— Begin Exercise input —

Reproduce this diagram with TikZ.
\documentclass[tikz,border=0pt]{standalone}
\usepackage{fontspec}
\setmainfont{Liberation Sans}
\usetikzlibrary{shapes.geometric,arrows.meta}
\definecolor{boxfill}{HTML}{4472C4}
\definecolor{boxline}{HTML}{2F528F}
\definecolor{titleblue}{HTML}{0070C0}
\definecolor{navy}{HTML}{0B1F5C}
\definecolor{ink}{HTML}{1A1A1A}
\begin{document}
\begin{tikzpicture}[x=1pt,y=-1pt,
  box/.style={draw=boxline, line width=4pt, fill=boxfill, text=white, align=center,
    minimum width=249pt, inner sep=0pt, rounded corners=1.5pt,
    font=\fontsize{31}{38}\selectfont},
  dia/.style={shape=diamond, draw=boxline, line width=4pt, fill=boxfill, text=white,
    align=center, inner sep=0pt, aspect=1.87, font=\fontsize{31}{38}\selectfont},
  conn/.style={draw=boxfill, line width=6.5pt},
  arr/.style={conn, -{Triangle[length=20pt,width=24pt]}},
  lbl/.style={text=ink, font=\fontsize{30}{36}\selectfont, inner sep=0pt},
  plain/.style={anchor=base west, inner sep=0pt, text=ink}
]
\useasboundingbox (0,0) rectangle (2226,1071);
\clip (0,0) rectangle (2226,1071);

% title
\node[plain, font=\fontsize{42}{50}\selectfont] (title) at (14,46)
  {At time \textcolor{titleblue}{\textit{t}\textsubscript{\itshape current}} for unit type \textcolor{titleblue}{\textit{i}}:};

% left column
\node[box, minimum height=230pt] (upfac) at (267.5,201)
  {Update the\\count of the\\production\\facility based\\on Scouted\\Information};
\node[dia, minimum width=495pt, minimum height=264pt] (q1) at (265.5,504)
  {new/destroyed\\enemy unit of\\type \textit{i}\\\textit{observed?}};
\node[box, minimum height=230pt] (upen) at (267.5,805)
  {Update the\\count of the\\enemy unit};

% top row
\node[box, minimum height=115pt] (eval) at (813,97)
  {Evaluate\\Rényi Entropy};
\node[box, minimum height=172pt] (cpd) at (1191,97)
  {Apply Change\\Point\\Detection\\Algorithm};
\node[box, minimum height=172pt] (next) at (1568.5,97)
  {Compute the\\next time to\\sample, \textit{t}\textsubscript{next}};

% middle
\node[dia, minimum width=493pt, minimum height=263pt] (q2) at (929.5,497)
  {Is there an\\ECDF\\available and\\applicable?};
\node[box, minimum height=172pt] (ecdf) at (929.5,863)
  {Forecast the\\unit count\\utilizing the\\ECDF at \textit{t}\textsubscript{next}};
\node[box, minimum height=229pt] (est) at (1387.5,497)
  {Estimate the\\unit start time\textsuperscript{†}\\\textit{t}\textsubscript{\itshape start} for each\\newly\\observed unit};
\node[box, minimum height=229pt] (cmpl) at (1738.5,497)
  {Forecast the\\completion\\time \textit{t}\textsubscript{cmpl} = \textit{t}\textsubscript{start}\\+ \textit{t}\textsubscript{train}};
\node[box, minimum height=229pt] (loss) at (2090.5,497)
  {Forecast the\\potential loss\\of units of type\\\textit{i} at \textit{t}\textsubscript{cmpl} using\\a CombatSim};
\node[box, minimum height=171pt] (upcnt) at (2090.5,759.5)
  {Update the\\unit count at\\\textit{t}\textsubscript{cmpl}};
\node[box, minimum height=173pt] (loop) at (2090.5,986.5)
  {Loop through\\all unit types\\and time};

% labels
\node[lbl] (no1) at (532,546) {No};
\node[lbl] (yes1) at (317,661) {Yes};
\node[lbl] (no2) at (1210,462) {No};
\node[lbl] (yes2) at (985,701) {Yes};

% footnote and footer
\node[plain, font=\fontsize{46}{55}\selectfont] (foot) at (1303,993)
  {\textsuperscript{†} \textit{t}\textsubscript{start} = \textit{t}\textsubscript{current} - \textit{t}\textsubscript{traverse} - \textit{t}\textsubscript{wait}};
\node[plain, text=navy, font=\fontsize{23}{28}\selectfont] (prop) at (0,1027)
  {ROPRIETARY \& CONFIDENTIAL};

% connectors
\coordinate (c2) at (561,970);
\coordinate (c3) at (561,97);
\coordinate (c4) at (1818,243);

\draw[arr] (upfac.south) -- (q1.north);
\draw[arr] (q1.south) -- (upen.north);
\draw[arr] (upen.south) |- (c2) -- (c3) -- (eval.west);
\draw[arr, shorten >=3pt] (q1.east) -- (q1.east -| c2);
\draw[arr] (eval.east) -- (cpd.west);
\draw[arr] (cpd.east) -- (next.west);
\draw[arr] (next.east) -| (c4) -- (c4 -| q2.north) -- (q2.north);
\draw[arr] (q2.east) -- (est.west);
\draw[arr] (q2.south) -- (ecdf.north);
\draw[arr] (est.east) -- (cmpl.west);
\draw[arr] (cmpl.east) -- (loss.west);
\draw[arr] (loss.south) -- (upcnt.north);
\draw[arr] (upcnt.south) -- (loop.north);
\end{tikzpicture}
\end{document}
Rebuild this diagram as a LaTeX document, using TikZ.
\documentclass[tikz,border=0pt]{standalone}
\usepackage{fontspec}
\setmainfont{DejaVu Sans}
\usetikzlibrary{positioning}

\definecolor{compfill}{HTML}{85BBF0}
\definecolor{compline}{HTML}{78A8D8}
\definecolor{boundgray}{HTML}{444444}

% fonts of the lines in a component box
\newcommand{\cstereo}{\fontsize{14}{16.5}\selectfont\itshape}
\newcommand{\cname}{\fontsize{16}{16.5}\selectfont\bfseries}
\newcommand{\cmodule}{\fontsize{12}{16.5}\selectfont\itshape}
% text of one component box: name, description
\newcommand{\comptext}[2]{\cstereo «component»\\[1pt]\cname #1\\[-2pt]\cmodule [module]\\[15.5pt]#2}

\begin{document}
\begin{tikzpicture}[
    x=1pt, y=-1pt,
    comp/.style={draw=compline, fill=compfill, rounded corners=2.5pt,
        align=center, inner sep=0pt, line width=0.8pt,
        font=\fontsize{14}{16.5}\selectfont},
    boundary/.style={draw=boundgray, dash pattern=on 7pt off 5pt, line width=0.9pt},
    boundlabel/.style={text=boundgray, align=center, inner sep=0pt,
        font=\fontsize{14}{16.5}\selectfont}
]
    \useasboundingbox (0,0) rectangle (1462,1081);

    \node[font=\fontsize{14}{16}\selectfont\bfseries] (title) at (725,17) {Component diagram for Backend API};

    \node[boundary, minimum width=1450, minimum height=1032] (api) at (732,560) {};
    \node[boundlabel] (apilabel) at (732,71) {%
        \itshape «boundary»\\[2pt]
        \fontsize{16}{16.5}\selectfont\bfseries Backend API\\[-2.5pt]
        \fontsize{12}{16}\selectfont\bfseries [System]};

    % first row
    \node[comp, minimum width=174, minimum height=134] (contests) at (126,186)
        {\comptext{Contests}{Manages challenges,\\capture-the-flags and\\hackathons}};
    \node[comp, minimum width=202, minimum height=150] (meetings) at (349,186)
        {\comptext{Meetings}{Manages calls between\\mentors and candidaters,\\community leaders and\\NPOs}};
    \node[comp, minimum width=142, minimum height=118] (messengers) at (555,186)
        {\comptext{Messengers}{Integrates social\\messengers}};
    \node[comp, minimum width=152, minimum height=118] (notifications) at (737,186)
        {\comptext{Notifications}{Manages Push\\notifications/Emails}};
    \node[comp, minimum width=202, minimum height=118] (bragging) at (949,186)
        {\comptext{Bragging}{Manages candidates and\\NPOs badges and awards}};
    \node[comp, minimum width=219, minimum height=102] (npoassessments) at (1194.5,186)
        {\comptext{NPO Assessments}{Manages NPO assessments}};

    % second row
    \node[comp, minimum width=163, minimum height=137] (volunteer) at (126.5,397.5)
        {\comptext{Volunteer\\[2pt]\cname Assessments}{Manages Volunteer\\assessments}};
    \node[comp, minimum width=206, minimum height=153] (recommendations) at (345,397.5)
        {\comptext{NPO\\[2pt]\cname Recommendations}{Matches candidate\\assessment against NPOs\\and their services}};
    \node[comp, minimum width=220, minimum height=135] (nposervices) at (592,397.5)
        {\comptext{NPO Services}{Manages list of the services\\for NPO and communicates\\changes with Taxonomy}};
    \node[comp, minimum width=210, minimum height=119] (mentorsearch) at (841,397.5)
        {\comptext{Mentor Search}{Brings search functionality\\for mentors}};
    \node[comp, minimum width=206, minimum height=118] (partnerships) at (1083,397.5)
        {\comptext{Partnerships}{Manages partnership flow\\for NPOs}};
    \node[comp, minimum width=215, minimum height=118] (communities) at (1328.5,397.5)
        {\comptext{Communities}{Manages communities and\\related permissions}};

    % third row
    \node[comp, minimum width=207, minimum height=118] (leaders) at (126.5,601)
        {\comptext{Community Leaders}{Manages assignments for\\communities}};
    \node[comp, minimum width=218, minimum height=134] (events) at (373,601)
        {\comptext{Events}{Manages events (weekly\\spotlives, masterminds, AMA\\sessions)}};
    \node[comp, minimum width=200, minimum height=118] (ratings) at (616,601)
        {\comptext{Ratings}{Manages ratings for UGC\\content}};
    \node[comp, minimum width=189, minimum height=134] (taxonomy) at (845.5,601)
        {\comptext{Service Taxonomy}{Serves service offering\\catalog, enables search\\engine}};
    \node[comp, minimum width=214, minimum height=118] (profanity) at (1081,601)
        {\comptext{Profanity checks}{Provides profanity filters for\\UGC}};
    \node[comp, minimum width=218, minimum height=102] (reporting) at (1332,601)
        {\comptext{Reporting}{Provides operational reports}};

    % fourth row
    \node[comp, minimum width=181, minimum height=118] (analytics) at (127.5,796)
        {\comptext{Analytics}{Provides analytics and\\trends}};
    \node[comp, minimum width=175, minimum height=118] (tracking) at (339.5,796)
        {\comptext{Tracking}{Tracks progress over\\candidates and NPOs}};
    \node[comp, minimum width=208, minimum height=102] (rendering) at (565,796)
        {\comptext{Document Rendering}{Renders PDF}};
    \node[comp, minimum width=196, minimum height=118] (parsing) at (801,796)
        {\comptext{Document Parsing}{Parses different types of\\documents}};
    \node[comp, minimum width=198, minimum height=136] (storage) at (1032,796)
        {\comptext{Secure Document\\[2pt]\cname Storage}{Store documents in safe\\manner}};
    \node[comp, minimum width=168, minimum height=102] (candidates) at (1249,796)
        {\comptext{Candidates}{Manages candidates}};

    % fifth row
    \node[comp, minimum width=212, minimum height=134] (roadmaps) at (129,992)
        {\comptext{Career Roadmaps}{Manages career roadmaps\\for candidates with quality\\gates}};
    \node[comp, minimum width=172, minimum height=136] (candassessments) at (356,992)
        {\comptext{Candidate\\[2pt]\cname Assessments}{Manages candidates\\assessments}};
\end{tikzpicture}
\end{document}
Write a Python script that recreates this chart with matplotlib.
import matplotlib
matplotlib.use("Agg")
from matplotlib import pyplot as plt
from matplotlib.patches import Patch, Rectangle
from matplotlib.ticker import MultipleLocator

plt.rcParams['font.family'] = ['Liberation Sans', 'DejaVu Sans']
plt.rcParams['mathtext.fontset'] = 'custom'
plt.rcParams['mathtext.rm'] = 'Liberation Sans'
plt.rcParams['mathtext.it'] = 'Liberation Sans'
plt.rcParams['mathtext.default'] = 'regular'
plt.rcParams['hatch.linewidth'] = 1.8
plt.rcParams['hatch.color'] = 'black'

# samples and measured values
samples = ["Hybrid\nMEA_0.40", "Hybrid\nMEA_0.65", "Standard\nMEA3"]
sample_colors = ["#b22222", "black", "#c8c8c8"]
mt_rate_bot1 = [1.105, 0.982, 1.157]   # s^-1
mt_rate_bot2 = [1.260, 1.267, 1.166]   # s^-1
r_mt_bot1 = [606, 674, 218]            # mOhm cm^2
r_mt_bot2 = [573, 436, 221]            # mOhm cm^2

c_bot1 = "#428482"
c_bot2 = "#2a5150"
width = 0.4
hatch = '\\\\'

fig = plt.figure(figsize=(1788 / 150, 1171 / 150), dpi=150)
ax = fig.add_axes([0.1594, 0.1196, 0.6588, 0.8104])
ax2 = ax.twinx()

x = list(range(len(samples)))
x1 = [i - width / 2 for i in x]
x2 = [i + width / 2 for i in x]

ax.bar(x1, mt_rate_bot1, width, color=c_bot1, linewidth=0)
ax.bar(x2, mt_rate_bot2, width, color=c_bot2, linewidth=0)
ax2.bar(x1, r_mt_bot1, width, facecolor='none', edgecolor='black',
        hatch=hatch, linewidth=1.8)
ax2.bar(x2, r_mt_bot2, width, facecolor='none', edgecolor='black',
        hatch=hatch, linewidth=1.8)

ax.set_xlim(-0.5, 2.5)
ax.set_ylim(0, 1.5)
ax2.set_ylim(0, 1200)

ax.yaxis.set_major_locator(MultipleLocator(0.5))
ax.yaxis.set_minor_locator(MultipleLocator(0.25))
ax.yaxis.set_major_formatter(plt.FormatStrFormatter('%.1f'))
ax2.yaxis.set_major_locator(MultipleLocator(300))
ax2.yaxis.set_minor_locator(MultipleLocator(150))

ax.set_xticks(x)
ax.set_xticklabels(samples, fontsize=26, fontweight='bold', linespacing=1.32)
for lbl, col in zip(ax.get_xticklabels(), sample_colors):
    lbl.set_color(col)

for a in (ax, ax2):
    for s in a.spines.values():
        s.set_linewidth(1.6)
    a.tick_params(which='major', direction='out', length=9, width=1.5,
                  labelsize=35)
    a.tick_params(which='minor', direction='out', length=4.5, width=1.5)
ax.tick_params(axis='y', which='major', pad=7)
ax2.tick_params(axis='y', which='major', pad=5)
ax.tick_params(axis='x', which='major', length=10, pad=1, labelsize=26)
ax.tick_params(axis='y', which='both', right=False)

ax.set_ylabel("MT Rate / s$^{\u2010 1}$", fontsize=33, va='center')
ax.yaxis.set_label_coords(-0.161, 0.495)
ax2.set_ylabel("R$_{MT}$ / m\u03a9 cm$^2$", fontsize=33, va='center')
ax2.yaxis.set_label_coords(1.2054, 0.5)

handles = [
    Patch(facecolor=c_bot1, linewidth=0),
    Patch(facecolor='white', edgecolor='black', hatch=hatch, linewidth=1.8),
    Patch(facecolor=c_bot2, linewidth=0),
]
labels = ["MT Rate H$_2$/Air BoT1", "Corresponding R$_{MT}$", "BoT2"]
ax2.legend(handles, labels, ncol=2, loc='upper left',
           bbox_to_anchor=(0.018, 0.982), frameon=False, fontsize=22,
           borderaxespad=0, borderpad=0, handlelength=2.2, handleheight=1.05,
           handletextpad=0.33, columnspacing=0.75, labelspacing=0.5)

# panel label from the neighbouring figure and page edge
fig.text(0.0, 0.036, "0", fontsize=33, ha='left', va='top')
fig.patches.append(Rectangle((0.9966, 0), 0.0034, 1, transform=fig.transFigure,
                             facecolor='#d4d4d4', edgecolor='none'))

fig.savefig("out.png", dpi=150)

— End Exercise input —

■ **Exercise**
Search the data for "using". Copy every line that has it.

■ **Exercise response**
  {Forecast the\\potential loss\\of units of type\\\textit{i} at \textit{t}\textsubscript{cmpl} using\\a CombatSim};
Rebuild this diagram as a LaTeX document, using TikZ.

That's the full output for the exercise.